[Entries from a dataset]
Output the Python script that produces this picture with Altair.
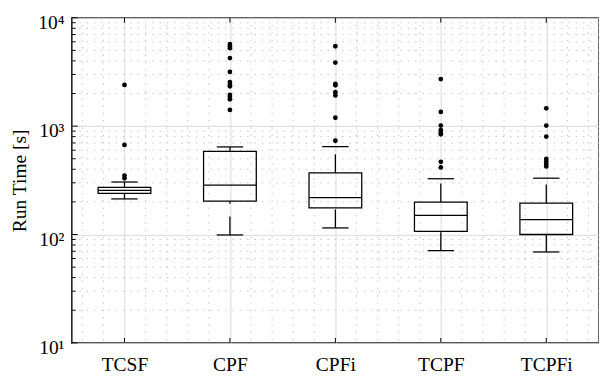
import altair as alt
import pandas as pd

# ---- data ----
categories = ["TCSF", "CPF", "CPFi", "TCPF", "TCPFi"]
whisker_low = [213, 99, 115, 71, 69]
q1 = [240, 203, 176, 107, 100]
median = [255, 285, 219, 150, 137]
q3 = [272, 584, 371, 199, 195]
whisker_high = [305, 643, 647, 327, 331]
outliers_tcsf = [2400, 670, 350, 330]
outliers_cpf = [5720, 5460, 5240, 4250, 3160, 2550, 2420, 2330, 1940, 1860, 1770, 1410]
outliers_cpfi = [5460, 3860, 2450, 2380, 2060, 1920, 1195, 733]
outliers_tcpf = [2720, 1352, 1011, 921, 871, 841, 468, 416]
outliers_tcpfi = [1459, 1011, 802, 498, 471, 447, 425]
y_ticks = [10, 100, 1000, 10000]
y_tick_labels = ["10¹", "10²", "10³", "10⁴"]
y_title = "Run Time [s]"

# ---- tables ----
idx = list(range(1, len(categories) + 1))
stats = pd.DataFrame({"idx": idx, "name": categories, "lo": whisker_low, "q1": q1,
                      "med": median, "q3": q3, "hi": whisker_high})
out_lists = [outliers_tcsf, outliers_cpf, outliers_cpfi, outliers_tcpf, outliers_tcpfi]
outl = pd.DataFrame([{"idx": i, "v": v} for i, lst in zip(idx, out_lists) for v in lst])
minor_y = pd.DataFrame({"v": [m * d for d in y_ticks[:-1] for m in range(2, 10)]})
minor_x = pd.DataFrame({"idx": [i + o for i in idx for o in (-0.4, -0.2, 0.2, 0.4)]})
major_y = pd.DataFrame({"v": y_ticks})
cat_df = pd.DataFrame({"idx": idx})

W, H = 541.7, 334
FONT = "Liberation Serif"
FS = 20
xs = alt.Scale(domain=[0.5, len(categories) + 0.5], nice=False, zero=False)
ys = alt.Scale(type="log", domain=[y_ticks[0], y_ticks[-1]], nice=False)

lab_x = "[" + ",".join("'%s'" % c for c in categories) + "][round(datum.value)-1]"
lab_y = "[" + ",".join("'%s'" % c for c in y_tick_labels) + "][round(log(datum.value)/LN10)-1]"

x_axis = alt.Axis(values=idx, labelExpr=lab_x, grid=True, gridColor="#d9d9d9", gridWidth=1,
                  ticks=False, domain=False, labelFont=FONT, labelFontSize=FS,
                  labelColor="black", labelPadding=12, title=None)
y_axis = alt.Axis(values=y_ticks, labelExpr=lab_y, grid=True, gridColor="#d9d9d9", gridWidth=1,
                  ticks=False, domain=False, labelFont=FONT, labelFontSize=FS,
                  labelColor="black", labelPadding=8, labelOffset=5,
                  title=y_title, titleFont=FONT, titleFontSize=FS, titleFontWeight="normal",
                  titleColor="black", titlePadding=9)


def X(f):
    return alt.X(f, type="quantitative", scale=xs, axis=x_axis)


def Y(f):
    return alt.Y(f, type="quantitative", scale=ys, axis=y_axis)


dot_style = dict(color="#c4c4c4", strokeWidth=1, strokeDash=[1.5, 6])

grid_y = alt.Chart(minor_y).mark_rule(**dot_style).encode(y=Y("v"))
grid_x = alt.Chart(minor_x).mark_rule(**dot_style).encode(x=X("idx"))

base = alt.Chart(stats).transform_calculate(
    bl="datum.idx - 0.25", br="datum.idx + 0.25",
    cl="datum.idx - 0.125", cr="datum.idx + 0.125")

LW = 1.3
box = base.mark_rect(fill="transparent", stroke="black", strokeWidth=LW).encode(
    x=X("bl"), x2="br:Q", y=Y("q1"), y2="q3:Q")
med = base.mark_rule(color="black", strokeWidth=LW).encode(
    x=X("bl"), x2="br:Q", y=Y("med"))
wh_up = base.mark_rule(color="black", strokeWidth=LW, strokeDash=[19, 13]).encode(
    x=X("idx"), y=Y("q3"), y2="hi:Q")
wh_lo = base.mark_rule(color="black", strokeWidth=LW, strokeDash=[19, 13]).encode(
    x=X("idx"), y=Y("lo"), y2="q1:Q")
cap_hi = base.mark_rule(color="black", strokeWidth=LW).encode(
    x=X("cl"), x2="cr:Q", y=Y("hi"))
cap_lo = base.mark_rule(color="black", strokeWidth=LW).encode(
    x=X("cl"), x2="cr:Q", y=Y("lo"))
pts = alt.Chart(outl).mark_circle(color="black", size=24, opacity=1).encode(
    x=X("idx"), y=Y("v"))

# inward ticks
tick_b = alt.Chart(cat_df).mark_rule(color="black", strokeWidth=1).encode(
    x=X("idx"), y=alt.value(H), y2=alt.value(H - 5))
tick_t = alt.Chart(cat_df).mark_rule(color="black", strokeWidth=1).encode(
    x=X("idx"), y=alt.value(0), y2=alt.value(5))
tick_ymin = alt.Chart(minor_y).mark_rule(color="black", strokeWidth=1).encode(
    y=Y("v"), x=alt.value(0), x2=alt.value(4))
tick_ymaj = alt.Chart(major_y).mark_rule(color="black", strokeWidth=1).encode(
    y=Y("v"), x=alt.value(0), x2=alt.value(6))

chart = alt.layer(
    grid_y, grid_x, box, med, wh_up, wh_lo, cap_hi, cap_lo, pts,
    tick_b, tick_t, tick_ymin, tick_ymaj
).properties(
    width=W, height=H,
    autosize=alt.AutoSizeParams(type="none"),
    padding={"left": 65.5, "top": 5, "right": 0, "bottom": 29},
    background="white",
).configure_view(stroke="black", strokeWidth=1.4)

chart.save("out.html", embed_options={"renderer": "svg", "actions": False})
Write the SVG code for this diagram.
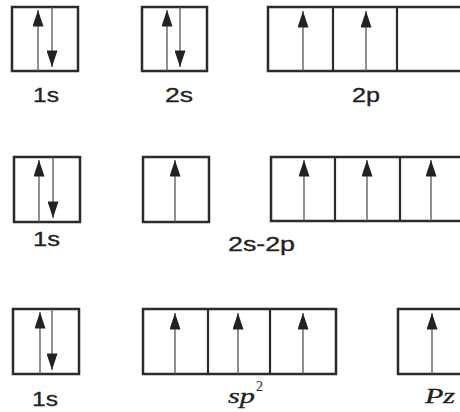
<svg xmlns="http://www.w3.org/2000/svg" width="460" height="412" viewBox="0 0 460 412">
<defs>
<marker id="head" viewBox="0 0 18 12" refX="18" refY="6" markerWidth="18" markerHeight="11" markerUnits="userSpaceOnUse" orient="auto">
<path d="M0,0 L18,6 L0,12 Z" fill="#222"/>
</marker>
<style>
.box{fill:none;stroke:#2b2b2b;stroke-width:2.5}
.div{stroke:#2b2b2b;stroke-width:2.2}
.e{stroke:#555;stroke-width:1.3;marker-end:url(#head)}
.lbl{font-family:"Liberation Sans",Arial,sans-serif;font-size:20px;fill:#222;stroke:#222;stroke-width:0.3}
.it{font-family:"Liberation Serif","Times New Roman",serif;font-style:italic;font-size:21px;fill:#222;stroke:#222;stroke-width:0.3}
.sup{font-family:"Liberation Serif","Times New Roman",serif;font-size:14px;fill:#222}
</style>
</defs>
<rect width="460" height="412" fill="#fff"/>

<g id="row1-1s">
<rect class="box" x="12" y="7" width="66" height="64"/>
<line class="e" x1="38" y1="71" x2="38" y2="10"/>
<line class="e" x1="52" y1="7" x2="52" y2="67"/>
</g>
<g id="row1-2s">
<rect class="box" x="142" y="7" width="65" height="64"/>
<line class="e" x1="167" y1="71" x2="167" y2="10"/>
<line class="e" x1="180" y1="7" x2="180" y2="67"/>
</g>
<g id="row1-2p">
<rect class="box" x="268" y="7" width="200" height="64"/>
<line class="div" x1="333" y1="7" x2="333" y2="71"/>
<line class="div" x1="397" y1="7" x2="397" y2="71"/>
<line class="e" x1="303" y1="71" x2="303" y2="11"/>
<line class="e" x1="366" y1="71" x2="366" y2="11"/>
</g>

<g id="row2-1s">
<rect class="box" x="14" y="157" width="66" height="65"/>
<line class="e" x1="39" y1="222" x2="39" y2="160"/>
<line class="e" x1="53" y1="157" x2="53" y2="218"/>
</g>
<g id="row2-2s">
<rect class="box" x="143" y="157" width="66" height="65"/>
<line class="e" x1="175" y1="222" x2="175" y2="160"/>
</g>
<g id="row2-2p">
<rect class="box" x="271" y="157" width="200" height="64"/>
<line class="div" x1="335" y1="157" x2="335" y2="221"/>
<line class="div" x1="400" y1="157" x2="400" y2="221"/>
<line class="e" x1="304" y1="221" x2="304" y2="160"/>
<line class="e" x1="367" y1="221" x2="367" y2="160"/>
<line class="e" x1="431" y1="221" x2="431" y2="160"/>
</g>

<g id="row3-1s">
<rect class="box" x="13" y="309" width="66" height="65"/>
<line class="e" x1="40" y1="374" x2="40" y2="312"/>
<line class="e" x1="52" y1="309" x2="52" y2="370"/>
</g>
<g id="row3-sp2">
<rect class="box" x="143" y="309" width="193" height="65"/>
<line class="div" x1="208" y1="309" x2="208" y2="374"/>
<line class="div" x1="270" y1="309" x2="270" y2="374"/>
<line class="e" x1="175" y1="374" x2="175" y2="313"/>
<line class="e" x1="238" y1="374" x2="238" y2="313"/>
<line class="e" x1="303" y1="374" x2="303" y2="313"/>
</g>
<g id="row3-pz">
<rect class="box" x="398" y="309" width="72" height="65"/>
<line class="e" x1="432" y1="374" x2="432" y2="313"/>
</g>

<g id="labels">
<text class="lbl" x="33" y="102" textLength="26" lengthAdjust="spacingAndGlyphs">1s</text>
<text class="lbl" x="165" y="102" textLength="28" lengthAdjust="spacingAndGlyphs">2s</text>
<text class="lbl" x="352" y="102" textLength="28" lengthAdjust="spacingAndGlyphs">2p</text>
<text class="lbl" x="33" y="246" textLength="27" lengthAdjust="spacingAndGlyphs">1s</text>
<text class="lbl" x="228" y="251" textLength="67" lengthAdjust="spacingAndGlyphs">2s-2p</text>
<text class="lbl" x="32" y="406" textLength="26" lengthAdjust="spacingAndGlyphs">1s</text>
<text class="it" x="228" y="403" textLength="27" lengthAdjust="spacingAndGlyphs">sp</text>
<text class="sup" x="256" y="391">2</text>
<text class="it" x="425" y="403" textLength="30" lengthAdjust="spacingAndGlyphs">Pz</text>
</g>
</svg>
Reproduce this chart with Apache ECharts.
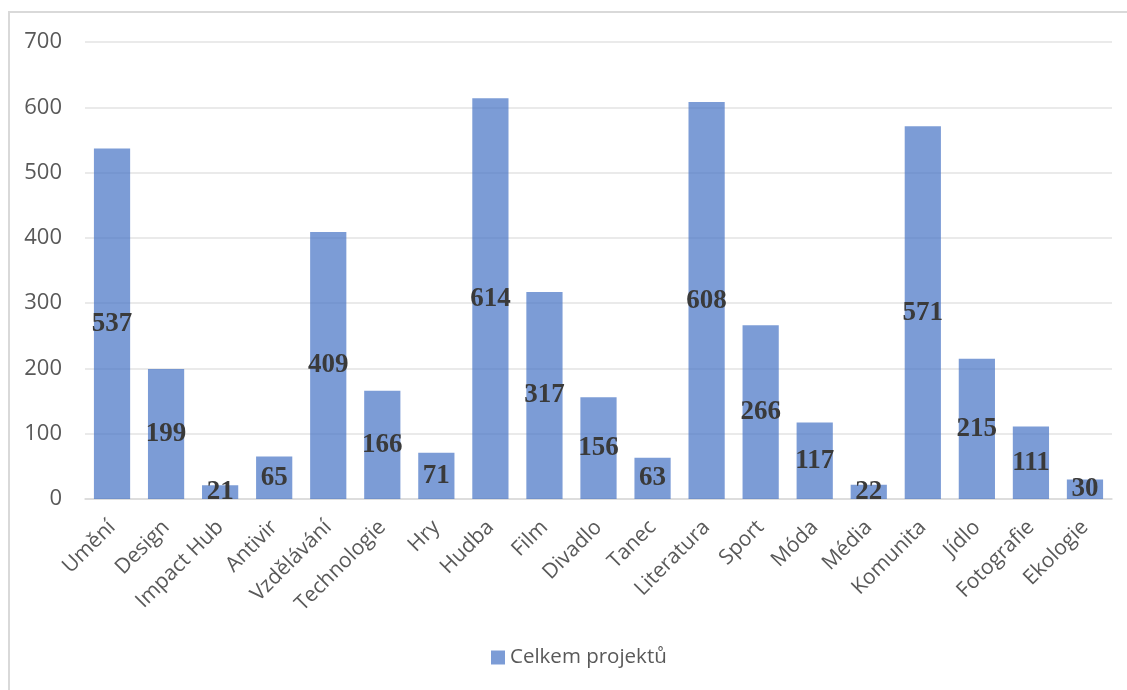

• **THE EXERCISE**
Copy out each line in the preceding records that contains "with".

• **EXPECTED OUTPUT**
Output the Python script that produces this picture with Altair.
Reproduce this chart with Apache ECharts.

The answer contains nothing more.